[Source code of charts]
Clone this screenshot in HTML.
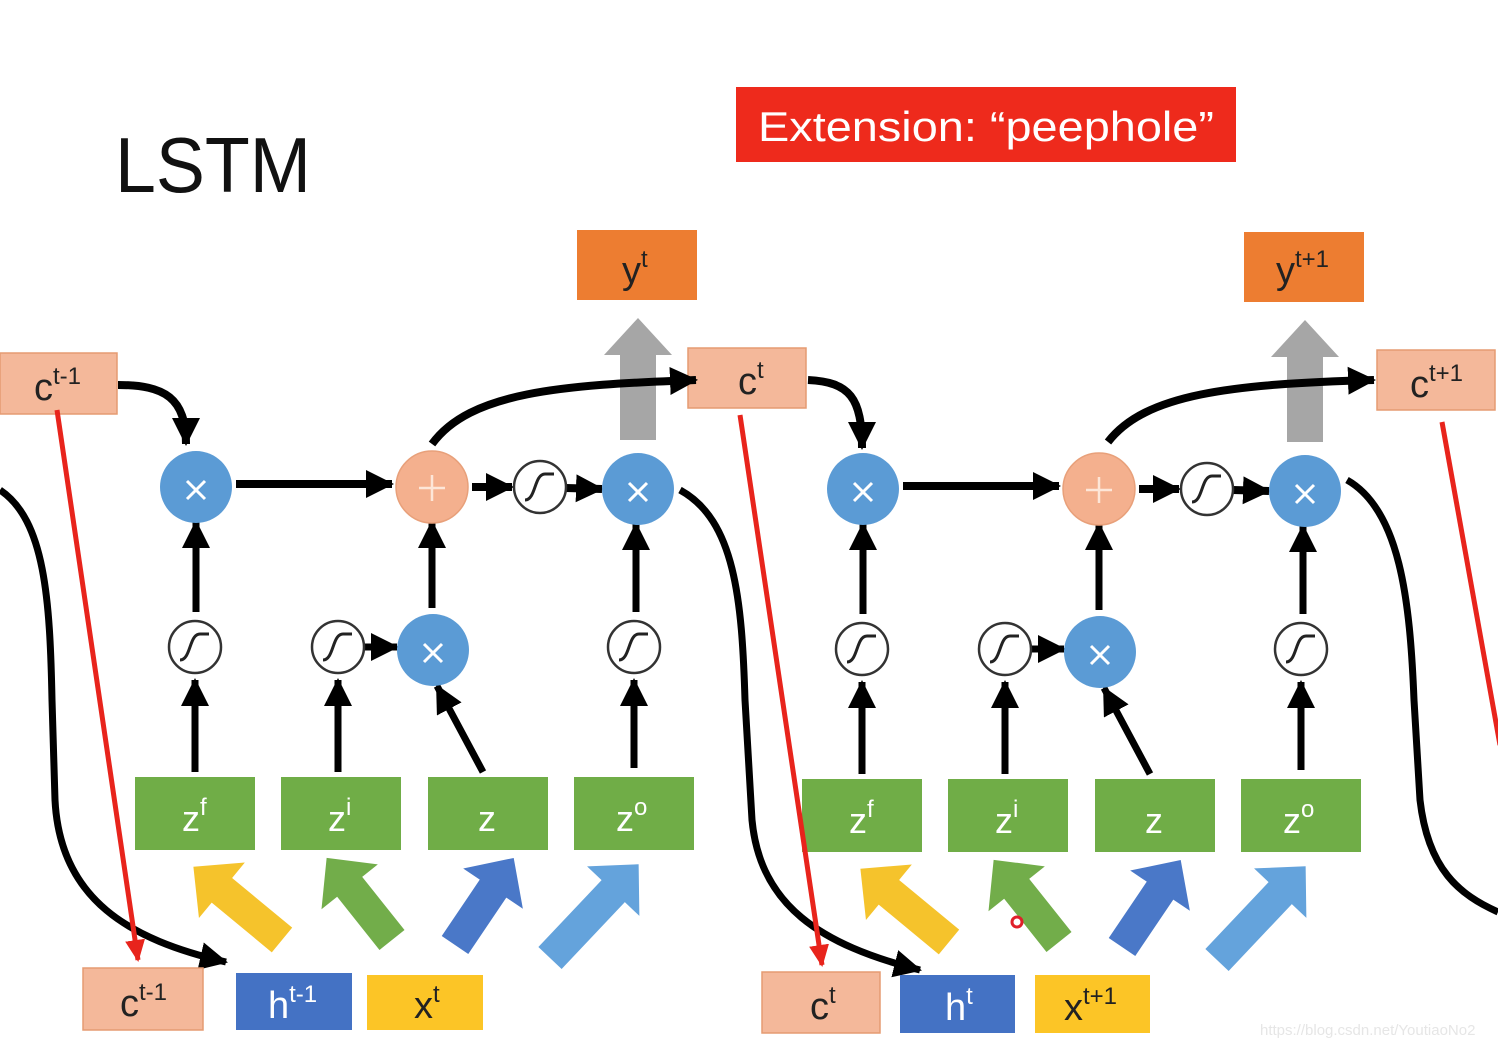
<!DOCTYPE html>
<html><head><meta charset="utf-8"><style>
html,body{margin:0;padding:0;background:#fff;}
svg{display:block;}
text{font-family:"Liberation Sans",sans-serif;}
</style></head><body>
<svg width="1498" height="1048" viewBox="0 0 1498 1048" xmlns="http://www.w3.org/2000/svg">
<defs>
<marker id="ah" markerUnits="userSpaceOnUse" markerWidth="32" markerHeight="32" refX="26" refY="14" orient="auto">
<path d="M0,0 L28,14 L0,28 Z" fill="#000"/>
</marker>
<marker id="ahr" markerUnits="userSpaceOnUse" markerWidth="26" markerHeight="26" refX="20" refY="10" orient="auto">
<path d="M0,0 L22,10 L0,20 Z" fill="#e8241c"/>
</marker>
<g id="sig">
<circle r="26" fill="#fff" stroke="#333" stroke-width="2.5"/>
<path d="M-15,13 C-4,13 -6,-13 5,-13 L14,-13" fill="none" stroke="#222" stroke-width="3"/>
</g>
<g id="cross"><path d="M-9,-9 L9,9 M9,-9 L-9,9" stroke="#fff" stroke-width="3"/></g>
<g id="cell">
<!-- y box -->
<rect x="577" y="230" width="120" height="70" fill="#ed7d31"/>
<!-- gray arrow -->
<path d="M620,440 L620,355 L604,355 L638,318 L672,355 L656,355 L656,440 Z" fill="#a6a6a6"/>
<!-- connectors -->
<line x1="236" y1="484" x2="392" y2="484" stroke="#000" stroke-width="8" marker-end="url(#ah)"/>
<line x1="472" y1="487" x2="512" y2="487" stroke="#000" stroke-width="8" marker-end="url(#ah)"/>
<line x1="566" y1="488" x2="602" y2="489" stroke="#000" stroke-width="8" marker-end="url(#ah)"/>
<line x1="196" y1="612" x2="196" y2="522" stroke="#000" stroke-width="7" marker-end="url(#ah)"/>
<line x1="432" y1="608" x2="432" y2="522" stroke="#000" stroke-width="7" marker-end="url(#ah)"/>
<line x1="636" y1="612" x2="636" y2="524" stroke="#000" stroke-width="7" marker-end="url(#ah)"/>
<line x1="195" y1="772" x2="195" y2="680" stroke="#000" stroke-width="7" marker-end="url(#ah)"/>
<line x1="338" y1="772" x2="338" y2="680" stroke="#000" stroke-width="7" marker-end="url(#ah)"/>
<line x1="634" y1="768" x2="634" y2="680" stroke="#000" stroke-width="7" marker-end="url(#ah)"/>
<line x1="483" y1="772" x2="437" y2="686" stroke="#000" stroke-width="7" marker-end="url(#ah)"/>
<line x1="365" y1="647" x2="397" y2="647" stroke="#000" stroke-width="7" marker-end="url(#ah)"/>
<!-- circles -->
<circle cx="196" cy="487" r="36" fill="#5b9bd5"/><use href="#cross" x="196" y="490"/>
<circle cx="432" cy="487" r="36" fill="#f4b08e" stroke="#e8a07a" stroke-width="1.5"/>
<path d="M432,475 L432,501 M419,488 L445,488" stroke="#fde6d8" stroke-width="2.5"/>
<use href="#sig" x="540" y="487"/>
<circle cx="638" cy="489" r="36" fill="#5b9bd5"/><use href="#cross" x="638" y="492"/>
<use href="#sig" x="195" y="647"/>
<use href="#sig" x="338" y="647"/>
<use href="#sig" x="634" y="647"/>
<circle cx="433" cy="650" r="36" fill="#5b9bd5"/><use href="#cross" x="433" y="653"/>
<!-- green boxes -->
<rect x="135" y="777" width="120" height="73" fill="#70ad47"/>
<rect x="281" y="777" width="120" height="73" fill="#70ad47"/>
<rect x="428" y="777" width="120" height="73" fill="#70ad47"/>
<rect x="574" y="777" width="120" height="73" fill="#70ad47"/>
<text x="182" y="831" font-size="36" fill="#fff">z<tspan font-size="24" dy="-16">f</tspan></text>
<text x="328" y="831" font-size="36" fill="#fff">z<tspan font-size="24" dy="-16">i</tspan></text>
<text x="478" y="831" font-size="36" fill="#fff">z</text>
<text x="616" y="831" font-size="36" fill="#fff">z<tspan font-size="24" dy="-16">o</tspan></text>
<!-- colored thick arrows -->
<g transform="translate(282,940) rotate(219.6)"><path d="M0,-16 L78,-16 L78,-36 L115,0 L78,36 L78,16 L0,16 Z" fill="#f5c32c"/></g>
<g transform="translate(392,940) rotate(231.5)"><path d="M0,-16 L68,-16 L68,-36 L105,0 L68,36 L68,16 L0,16 Z" fill="#72ad4a"/></g>
<g transform="translate(455,945) rotate(-56)"><path d="M0,-16 L68,-16 L68,-36 L105,0 L68,36 L68,16 L0,16 Z" fill="#4a78c8"/></g>
<g transform="translate(550,958) rotate(-46.6)"><path d="M0,-16 L92,-16 L92,-36 L129,0 L92,36 L92,16 L0,16 Z" fill="#64a3dc"/></g>
</g>
</defs>

<!-- title -->
<text x="115" y="192" font-size="78" fill="#111" textLength="196" lengthAdjust="spacingAndGlyphs">LSTM</text>
<rect x="736" y="87" width="500" height="75" fill="#ee2a1c"/>
<text x="758" y="141" font-size="42" fill="#fff" textLength="456" lengthAdjust="spacingAndGlyphs">Extension: “peephole”</text>

<use href="#cell"/>
<use href="#cell" transform="translate(667,2)"/>

<!-- y labels -->
<text x="622" y="283" font-size="38" fill="#222">y<tspan font-size="24" dy="-16">t</tspan></text>
<text x="1276" y="283" font-size="38" fill="#222">y<tspan font-size="24" dy="-16">t+1</tspan></text>

<!-- cell state boxes -->
<rect x="0" y="353" width="117" height="61" fill="#f4b89a" stroke="#e59b72" stroke-width="1.5"/>
<text x="34" y="400" font-size="38" fill="#222">c<tspan font-size="24" dy="-16">t-1</tspan></text>
<rect x="688" y="348" width="118" height="60" fill="#f4b89a" stroke="#e59b72" stroke-width="1.5"/>
<text x="738" y="394" font-size="38" fill="#222">c<tspan font-size="24" dy="-16">t</tspan></text>
<rect x="1377" y="350" width="118" height="60" fill="#f4b89a" stroke="#e59b72" stroke-width="1.5"/>
<text x="1410" y="397" font-size="38" fill="#222">c<tspan font-size="24" dy="-16">t+1</tspan></text>

<!-- top curves -->
<path d="M118,385 C165,385 186,398 186,444" fill="none" stroke="#000" stroke-width="8" marker-end="url(#ah)"/>
<path d="M808,380 C850,382 862,398 862,448" fill="none" stroke="#000" stroke-width="8" marker-end="url(#ah)"/>
<path d="M432,444 C470,392 560,385 696,380" fill="none" stroke="#000" stroke-width="8" marker-end="url(#ah)"/>
<path d="M1108,442 C1145,394 1230,384 1374,380" fill="none" stroke="#000" stroke-width="8" marker-end="url(#ah)"/>

<!-- black long curves -->
<path d="M0,490 C45,520 50,600 52,700 L55,800 C60,900 130,940 226,962" fill="none" stroke="#000" stroke-width="7" marker-end="url(#ah)"/>
<path d="M680,490 C735,520 742,600 745,700 L752,820 C760,905 820,945 920,970" fill="none" stroke="#000" stroke-width="7" marker-end="url(#ah)"/>
<path d="M1347,480 C1400,510 1410,600 1414,700 L1420,800 C1428,870 1460,895 1498,912" fill="none" stroke="#000" stroke-width="7"/>

<!-- red peephole lines -->
<line x1="57" y1="410" x2="138" y2="960" stroke="#e8241c" stroke-width="5" marker-end="url(#ahr)"/>
<line x1="740" y1="415" x2="822" y2="965" stroke="#e8241c" stroke-width="5" marker-end="url(#ahr)"/>
<line x1="1442" y1="422" x2="1500" y2="745" stroke="#e8241c" stroke-width="5"/>

<!-- bottom boxes cell 1 -->
<rect x="83" y="968" width="120" height="62" fill="#f4b89a" stroke="#e59b72" stroke-width="1.5"/>
<text x="120" y="1016" font-size="38" fill="#222">c<tspan font-size="24" dy="-16">t-1</tspan></text>
<rect x="236" y="973" width="116" height="57" fill="#4472c4"/>
<text x="268" y="1018" font-size="38" fill="#fff">h<tspan font-size="24" dy="-16">t-1</tspan></text>
<rect x="367" y="975" width="116" height="55" fill="#fcc526"/>
<text x="414" y="1018" font-size="38" fill="#222">x<tspan font-size="24" dy="-16">t</tspan></text>

<!-- bottom boxes cell 2 -->
<rect x="762" y="972" width="118" height="61" fill="#f4b89a" stroke="#e59b72" stroke-width="1.5"/>
<text x="810" y="1019" font-size="38" fill="#222">c<tspan font-size="24" dy="-16">t</tspan></text>
<rect x="900" y="975" width="115" height="58" fill="#4472c4"/>
<text x="945" y="1020" font-size="38" fill="#fff">h<tspan font-size="24" dy="-16">t</tspan></text>
<rect x="1035" y="975" width="115" height="58" fill="#fcc526"/>
<text x="1064" y="1020" font-size="38" fill="#222">x<tspan font-size="24" dy="-16">t+1</tspan></text>

<circle cx="1017" cy="922" r="5" fill="none" stroke="#e0202a" stroke-width="3"/>

<text x="1260" y="1035" font-size="15" fill="#e6e6e6">https://blog.csdn.net/YoutiaoNo2</text>
</svg>
</body></html>
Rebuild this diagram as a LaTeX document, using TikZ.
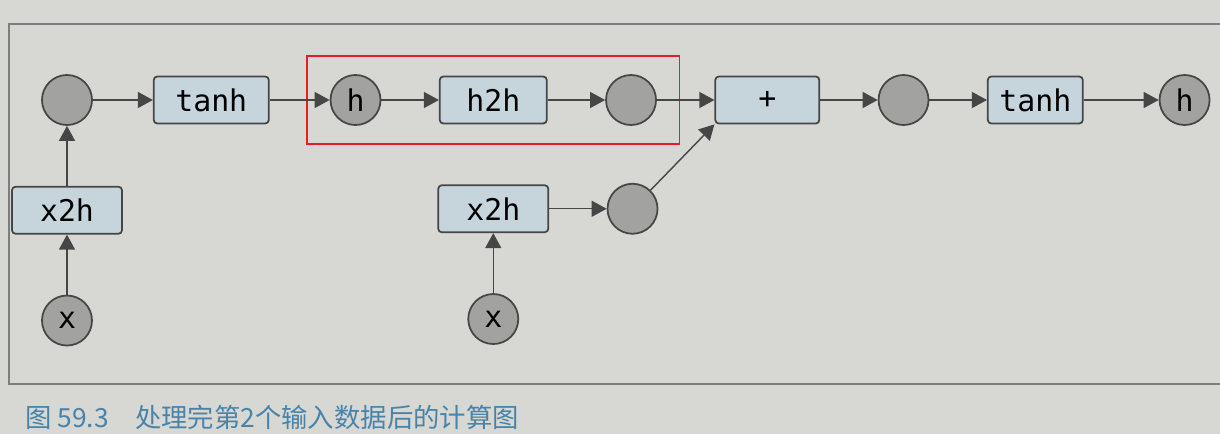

→ Exercise aim: Your answer should be only the number of lines that hold the word "this".

→ Task output: 2